▶ [Stated exercise]:
Write out each line of the listing as it stands, without the images.
┄┄┄┄┄┄
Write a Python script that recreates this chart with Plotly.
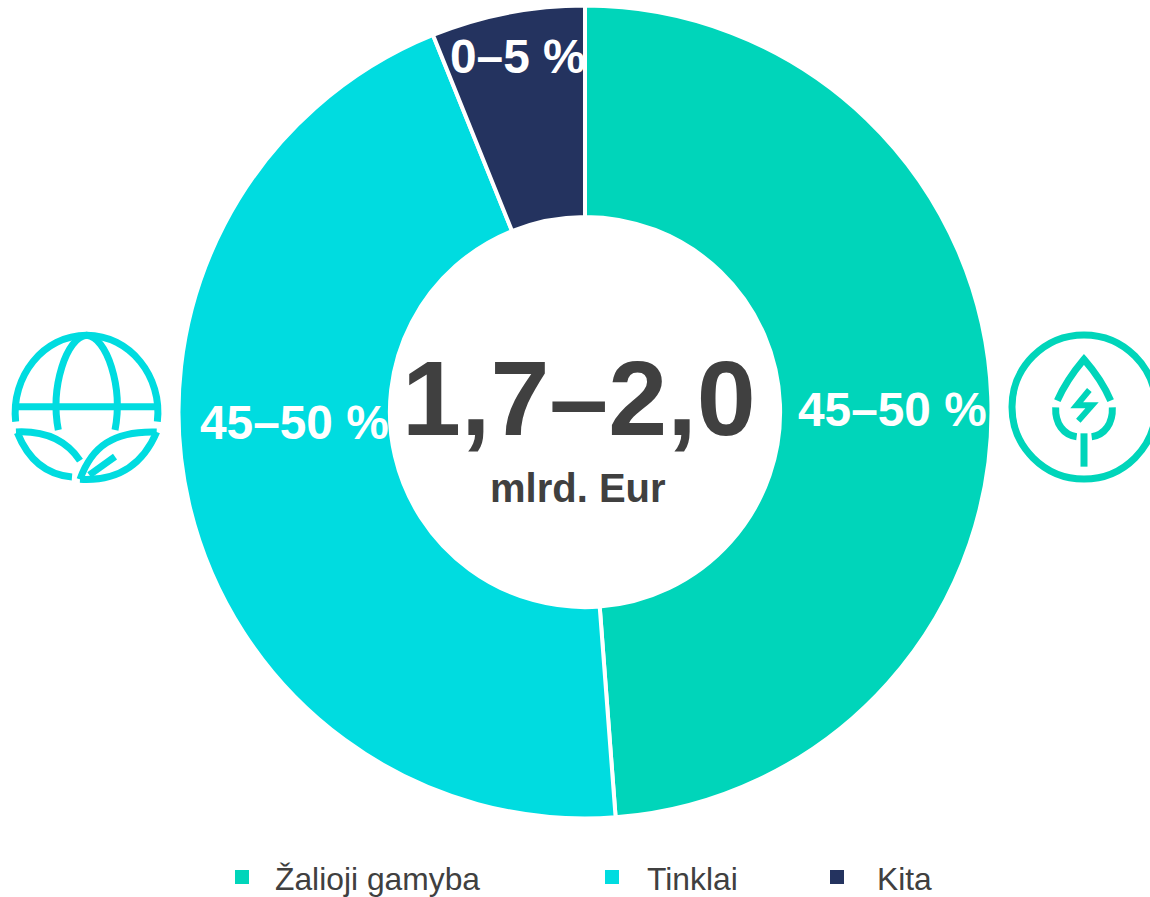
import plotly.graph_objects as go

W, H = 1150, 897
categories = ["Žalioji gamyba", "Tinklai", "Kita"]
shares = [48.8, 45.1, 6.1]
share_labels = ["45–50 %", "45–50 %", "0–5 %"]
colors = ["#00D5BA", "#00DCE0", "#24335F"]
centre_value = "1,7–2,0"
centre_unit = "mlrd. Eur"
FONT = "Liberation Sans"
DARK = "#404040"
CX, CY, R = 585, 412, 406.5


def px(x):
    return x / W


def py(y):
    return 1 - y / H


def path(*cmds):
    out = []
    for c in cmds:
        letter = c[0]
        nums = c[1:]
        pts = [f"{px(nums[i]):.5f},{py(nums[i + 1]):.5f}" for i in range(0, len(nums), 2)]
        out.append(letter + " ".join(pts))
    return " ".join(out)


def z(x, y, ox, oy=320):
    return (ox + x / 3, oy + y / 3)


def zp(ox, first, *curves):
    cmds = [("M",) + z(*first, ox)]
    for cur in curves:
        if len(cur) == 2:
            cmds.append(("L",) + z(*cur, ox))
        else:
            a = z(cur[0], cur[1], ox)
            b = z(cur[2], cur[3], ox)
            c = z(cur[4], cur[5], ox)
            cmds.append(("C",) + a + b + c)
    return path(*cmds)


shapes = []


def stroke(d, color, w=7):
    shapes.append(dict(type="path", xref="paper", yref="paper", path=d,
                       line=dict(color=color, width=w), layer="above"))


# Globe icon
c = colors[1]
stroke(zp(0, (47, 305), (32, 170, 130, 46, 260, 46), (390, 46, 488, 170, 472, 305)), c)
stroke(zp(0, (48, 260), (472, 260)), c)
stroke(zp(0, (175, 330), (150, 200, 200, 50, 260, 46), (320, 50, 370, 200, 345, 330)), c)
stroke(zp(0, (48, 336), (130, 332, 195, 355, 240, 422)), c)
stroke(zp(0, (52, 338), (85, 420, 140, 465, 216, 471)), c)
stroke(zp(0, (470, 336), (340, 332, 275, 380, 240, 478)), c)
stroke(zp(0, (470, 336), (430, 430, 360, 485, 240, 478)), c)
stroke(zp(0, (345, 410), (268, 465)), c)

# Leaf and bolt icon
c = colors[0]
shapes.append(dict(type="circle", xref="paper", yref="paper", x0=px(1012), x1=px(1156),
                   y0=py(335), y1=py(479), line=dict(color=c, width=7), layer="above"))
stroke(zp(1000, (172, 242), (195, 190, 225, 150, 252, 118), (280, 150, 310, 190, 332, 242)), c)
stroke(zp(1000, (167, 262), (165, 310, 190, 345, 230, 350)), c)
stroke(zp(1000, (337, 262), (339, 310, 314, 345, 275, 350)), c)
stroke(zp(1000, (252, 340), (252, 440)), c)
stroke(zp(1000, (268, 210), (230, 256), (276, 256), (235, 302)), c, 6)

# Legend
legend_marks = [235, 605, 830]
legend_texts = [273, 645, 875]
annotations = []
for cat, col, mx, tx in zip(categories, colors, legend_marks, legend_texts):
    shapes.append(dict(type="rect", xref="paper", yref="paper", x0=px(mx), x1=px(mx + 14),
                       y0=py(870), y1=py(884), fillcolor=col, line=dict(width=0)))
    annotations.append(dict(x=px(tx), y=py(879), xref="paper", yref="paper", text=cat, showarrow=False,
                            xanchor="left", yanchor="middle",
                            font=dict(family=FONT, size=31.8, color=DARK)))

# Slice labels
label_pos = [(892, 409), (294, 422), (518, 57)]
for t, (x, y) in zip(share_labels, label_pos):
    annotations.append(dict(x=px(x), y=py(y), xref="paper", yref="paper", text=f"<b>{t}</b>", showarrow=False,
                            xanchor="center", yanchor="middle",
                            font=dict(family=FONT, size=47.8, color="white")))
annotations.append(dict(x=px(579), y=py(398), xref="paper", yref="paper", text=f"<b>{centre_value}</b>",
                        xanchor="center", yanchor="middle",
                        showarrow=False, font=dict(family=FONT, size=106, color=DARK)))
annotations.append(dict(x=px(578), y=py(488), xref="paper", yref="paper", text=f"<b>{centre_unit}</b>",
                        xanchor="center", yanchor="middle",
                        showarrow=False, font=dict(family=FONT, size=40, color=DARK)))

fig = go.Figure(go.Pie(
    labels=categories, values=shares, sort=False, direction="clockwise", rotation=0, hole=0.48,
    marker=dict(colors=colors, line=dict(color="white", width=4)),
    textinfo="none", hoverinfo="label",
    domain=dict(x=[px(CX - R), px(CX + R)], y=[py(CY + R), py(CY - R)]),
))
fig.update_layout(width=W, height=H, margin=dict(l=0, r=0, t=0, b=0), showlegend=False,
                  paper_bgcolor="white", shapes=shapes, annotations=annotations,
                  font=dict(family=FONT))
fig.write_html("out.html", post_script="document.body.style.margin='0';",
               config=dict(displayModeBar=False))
┄┄┄┄┄┄
▶ [Correct response]:
Write a Python script that recreates this chart with Plotly.
import plotly.graph_objects as go

W, H = 1150, 897
categories = ["Žalioji gamyba", "Tinklai", "Kita"]
shares = [48.8, 45.1, 6.1]
share_labels = ["45–50 %", "45–50 %", "0–5 %"]
colors = ["#00D5BA", "#00DCE0", "#24335F"]
centre_value = "1,7–2,0"
centre_unit = "mlrd. Eur"
FONT = "Liberation Sans"
DARK = "#404040"
CX, CY, R = 585, 412, 406.5


def px(x):
    return x / W


def py(y):
    return 1 - y / H


def path(*cmds):
    out = []
    for c in cmds:
        letter = c[0]
        nums = c[1:]
        pts = [f"{px(nums[i]):.5f},{py(nums[i + 1]):.5f}" for i in range(0, len(nums), 2)]
        out.append(letter + " ".join(pts))
    return " ".join(out)


def z(x, y, ox, oy=320):
    return (ox + x / 3, oy + y / 3)


def zp(ox, first, *curves):
    cmds = [("M",) + z(*first, ox)]
    for cur in curves:
        if len(cur) == 2:
            cmds.append(("L",) + z(*cur, ox))
        else:
            a = z(cur[0], cur[1], ox)
            b = z(cur[2], cur[3], ox)
            c = z(cur[4], cur[5], ox)
            cmds.append(("C",) + a + b + c)
    return path(*cmds)


shapes = []


def stroke(d, color, w=7):
    shapes.append(dict(type="path", xref="paper", yref="paper", path=d,
                       line=dict(color=color, width=w), layer="above"))


# Globe icon
c = colors[1]
stroke(zp(0, (47, 305), (32, 170, 130, 46, 260, 46), (390, 46, 488, 170, 472, 305)), c)
stroke(zp(0, (48, 260), (472, 260)), c)
stroke(zp(0, (175, 330), (150, 200, 200, 50, 260, 46), (320, 50, 370, 200, 345, 330)), c)
stroke(zp(0, (48, 336), (130, 332, 195, 355, 240, 422)), c)
stroke(zp(0, (52, 338), (85, 420, 140, 465, 216, 471)), c)
stroke(zp(0, (470, 336), (340, 332, 275, 380, 240, 478)), c)
stroke(zp(0, (470, 336), (430, 430, 360, 485, 240, 478)), c)
stroke(zp(0, (345, 410), (268, 465)), c)

# Leaf and bolt icon
c = colors[0]
shapes.append(dict(type="circle", xref="paper", yref="paper", x0=px(1012), x1=px(1156),
                   y0=py(335), y1=py(479), line=dict(color=c, width=7), layer="above"))
stroke(zp(1000, (172, 242), (195, 190, 225, 150, 252, 118), (280, 150, 310, 190, 332, 242)), c)
stroke(zp(1000, (167, 262), (165, 310, 190, 345, 230, 350)), c)
stroke(zp(1000, (337, 262), (339, 310, 314, 345, 275, 350)), c)
stroke(zp(1000, (252, 340), (252, 440)), c)
stroke(zp(1000, (268, 210), (230, 256), (276, 256), (235, 302)), c, 6)

# Legend
legend_marks = [235, 605, 830]
legend_texts = [273, 645, 875]
annotations = []
for cat, col, mx, tx in zip(categories, colors, legend_marks, legend_texts):
    shapes.append(dict(type="rect", xref="paper", yref="paper", x0=px(mx), x1=px(mx + 14),
                       y0=py(870), y1=py(884), fillcolor=col, line=dict(width=0)))
    annotations.append(dict(x=px(tx), y=py(879), xref="paper", yref="paper", text=cat, showarrow=False,
                            xanchor="left", yanchor="middle",
                            font=dict(family=FONT, size=31.8, color=DARK)))

# Slice labels
label_pos = [(892, 409), (294, 422), (518, 57)]
for t, (x, y) in zip(share_labels, label_pos):
    annotations.append(dict(x=px(x), y=py(y), xref="paper", yref="paper", text=f"<b>{t}</b>", showarrow=False,
                            xanchor="center", yanchor="middle",
                            font=dict(family=FONT, size=47.8, color="white")))
annotations.append(dict(x=px(579), y=py(398), xref="paper", yref="paper", text=f"<b>{centre_value}</b>",
                        xanchor="center", yanchor="middle",
                        showarrow=False, font=dict(family=FONT, size=106, color=DARK)))
annotations.append(dict(x=px(578), y=py(488), xref="paper", yref="paper", text=f"<b>{centre_unit}</b>",
                        xanchor="center", yanchor="middle",
                        showarrow=False, font=dict(family=FONT, size=40, color=DARK)))

fig = go.Figure(go.Pie(
    labels=categories, values=shares, sort=False, direction="clockwise", rotation=0, hole=0.48,
    marker=dict(colors=colors, line=dict(color="white", width=4)),
    textinfo="none", hoverinfo="label",
    domain=dict(x=[px(CX - R), px(CX + R)], y=[py(CY + R), py(CY - R)]),
))
fig.update_layout(width=W, height=H, margin=dict(l=0, r=0, t=0, b=0), showlegend=False,
                  paper_bgcolor="white", shapes=shapes, annotations=annotations,
                  font=dict(family=FONT))
fig.write_html("out.html", post_script="document.body.style.margin='0';",
               config=dict(displayModeBar=False))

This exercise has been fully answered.